# Your bird's 'human' personality



## RavensGryf (May 8, 2015)

Funny to think of their "human" personas... Mink is the teenage girl who is quiet and to herself a lot, but far from shy. She's the quiet but confident type . She's not afraid to throw her weight around either lol :laughing2: as she's much bigger and heavier than the funny little man she's forced to live with. She does her share of pecking the air towards me also! That's her version of showing me her fists :laughing:

Twigs is the tiny, fast moving and nervous, wiry, little loudmouth guy with an attitude... at least he "used to" have an attitude with his late partner Pix, but looks like the young English girl might have put him in his place ! Nowdays he's all talk . Twigs keeps secretly hoping that an attractive young American boy will show up in the cage one day, for him to fall in love with. He still compares Mink to his first true love, Pix... American pet type, male, recessive pied white/mauve.

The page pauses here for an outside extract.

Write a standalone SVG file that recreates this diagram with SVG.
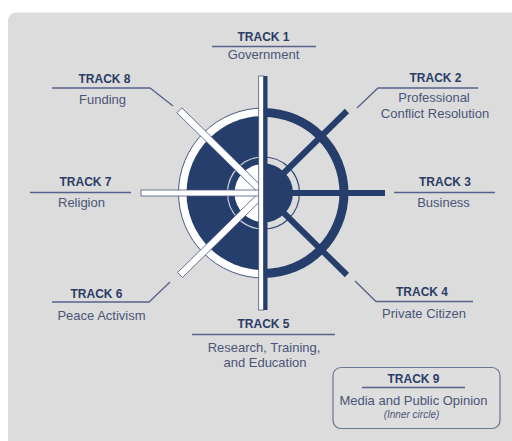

Mink is so different she just doesn't measure up). Dream on Twigs, no more budgies for the foreseen future! It's Mink or no one !


----------



## chirper (Dec 29, 2014)

I like this Odd Couple let see how the story goes 

You are lucky your budgies have human personality

Mine are split to monkey and this trait is full dominant in their behavior

One even force me to change his name and now he is called Monkey (My daughter call him Mojo Jojo)


----------